The Laughter Thief


I read recently that the average 4-year-old laughs about 300 times a day. The average 40-year-old? Only four.

So why do so many of us lose our laughter as we grow older?

Yes, adulthood comes with responsibilities that children don’t face. But still, you’d think we’d laugh a little more than we do.

Who—or what—has stolen our laughter and joy? Part of it is modern life with its challenges and pressures. Four-year-olds don’t have to pay bills. But part of it is our own minds, and the way we relate to life.

Our days can be ruled by a silent tyranny of likes, dislikes, and "should": "Things should be this way, not that way. People should act like this, not like that. The world should be different than it is."

One of my teachers used to say, "We’ve been ‘should’ on our whole lives." We should on others, and others should on us.

And our nervous systems behave as if there’s always an emergency—always something not quite right.

But if we stopped and asked ourselves, "What problem do I have right now?" how would we answer?

Yes, challenges are real. And the world at times needs our care. But how many problems do we internalize?

When we are not aware, our body and nervous system responds as if there is always a danger, even when there is not.

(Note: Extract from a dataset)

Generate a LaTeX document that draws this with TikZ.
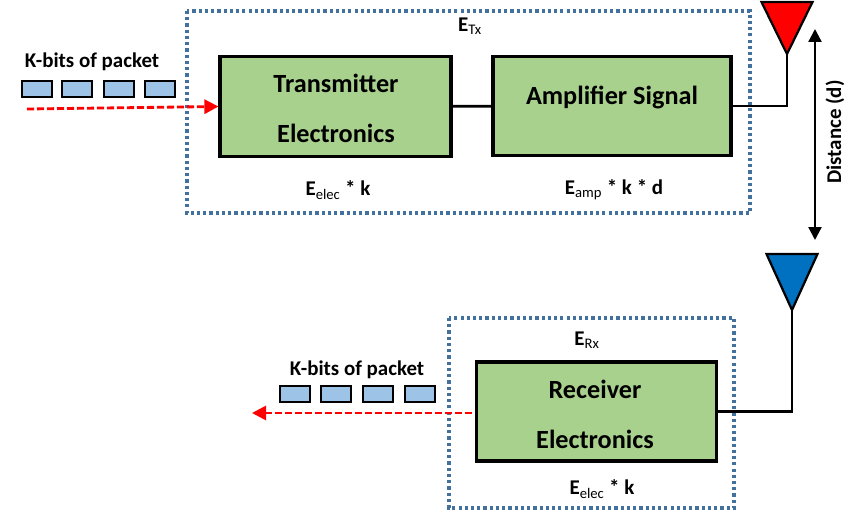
\documentclass[tikz,border=0pt]{standalone}
\usepackage{fontspec}
\setmainfont{Carlito}
\usetikzlibrary{arrows.meta}
\definecolor{blockgreen}{HTML}{A9D18E}
\definecolor{packetblue}{HTML}{9DC3E6}
\definecolor{framedot}{HTML}{41719C}
\definecolor{antennablue}{HTML}{0070C0}
\newcommand{\figuresize}{0.85pt}
\newcommand{\makeantenna}[5]{
	\coordinate (#1) at (#2,#4);
	\fill[#5, draw=black, line width=1.9pt, line join=miter] (#1) -- (#2-25.5,#3) -- (#2+25.5,#3) -- cycle;
}
\newcommand{\makepackets}[3]{
	\foreach \packetx [count=\packetn] in {#2}
		\node[packet] (#1\packetn) at (\packetx,#3) {};
}
\newcommand{\lowtext}[1]{\textsubscript{\mdseries #1}}
\tikzset{
	block/.style={draw=black, fill=blockgreen, line width=2.6pt, inner sep=0pt},
	blocklabel/.style={inner sep=0pt, align=center, font=\fontsize{22.3}{42.5}\selectfont\bfseries},
	packet/.style={draw=black, fill=packetblue, line width=1.6pt, inner sep=0pt,
		minimum width=30*\figuresize, minimum height=16*\figuresize},
	dotframe/.style={draw=framedot, line width=2.8pt, dash pattern=on 2.7pt off 2.6pt},
	caption/.style={font=\fontsize{17.8}{20}\selectfont\bfseries, inner sep=0pt},
	wire/.style={draw=black, line width=2.3pt},
	redflow/.style={draw=red, line width=2.4pt, dash pattern=on 6pt off 2.5pt,
		-{Triangle[length=12pt,width=12pt]}},
}
\begin{document}
\begin{tikzpicture}[x=\figuresize,y=-\figuresize]
	\useasboundingbox (0,0) rectangle (850,511);

	% transmitter side
	\draw[dotframe] (187,11) rectangle (750,213);
	\node[block, minimum width=231*\figuresize, minimum height=100*\figuresize] (transmitter) at (335.5,106.5) {};
	\node[block, minimum width=238*\figuresize, minimum height=99*\figuresize] (amplifier) at (612,106) {};
	\node[blocklabel] (translabel) at (336,108.5) {Transmitter\\Electronics};
	\node[blocklabel] (amplabel) at (612,97) {Amplifier Signal};
	\node[caption] (etx) at (470,26) {E\lowtext{Tx}};
	\node[caption] (eelectx) at (338,190) {E\lowtext{elec} * k};
	\node[caption] (eamp) at (614,190) {E\lowtext{amp} * k * d};
	\node[caption] (bitstx) at (92,62) {K-bits of packet};
	\makepackets{ptx}{37,77,119,160}{89}
	\coordinate (flowtx) at (27,109);
	\draw[redflow] (flowtx) -- (transmitter.west);
	\draw[wire] (transmitter) -- (amplifier);

	\makeantenna{tiptx}{787}{2}{54}{red}
	\draw[wire] (amplifier.east) -- (tiptx |- amplifier.east) -- (tiptx);

	% distance between the antennas
	\coordinate (disttop) at (815,29);
	\coordinate (distbot) at (815,240);
	\draw[black, line width=1.9pt, {Triangle[length=11pt,width=11pt]}-{Triangle[length=11pt,width=11pt]}] (disttop) -- (distbot);
	\node[caption, rotate=90] (dist) at (835,132) {Distance (d)};

	% receiver side
	\draw[dotframe] (449,318) rectangle (734,508);
	\node[block, minimum width=240*\figuresize, minimum height=99*\figuresize] (receiver) at (596.5,411.5) {};
	\node[blocklabel] (reclabel) at (595,414) {Receiver\\Electronics};
	\node[caption] (erx) at (587,340) {E\lowtext{Rx}};
	\node[caption] (eelecrx) at (602,489) {E\lowtext{elec} * k};
	\node[caption] (bitsrx) at (357,370) {K-bits of packet};
	\makepackets{prx}{295,336,378,420}{394}
	\coordinate (flowrx) at (252,413);
	\coordinate (flowrxstart) at (472,413);
	\draw[redflow] (flowrxstart) -- (flowrx);

	\makeantenna{tiprx}{792}{254}{310}{antennablue}
	\draw[wire] (receiver.east) -- (tiprx |- receiver.east) -- (tiprx);
\end{tikzpicture}
\end{document}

Over time, that constant tension becomes what we call toxic stress. And I suspect that, in our modern world, nearly all of us carry at least some of it.

The remedy is manifold: Time in nature. Time with friends. Time looking inside. Time reflecting on what truly matters.

When we wake up to what actually matters ... to life as it is ... we see that much of our challenge is not "the thing" or "the event" but our relationship to what is arising.

"If you are distressed by anything external, the pain is not due to the thing itself but to your own estimate of it; and this you have the power to revoke at any moment." —Marcus Aurelius

We can then act without this constant tension.

When life becomes a journey of learning instead of a test of shoulds, there is more lightness and ease. Maybe our laughter can return.

 

Soren Gordhamer is the founder of Wisdom 2.0.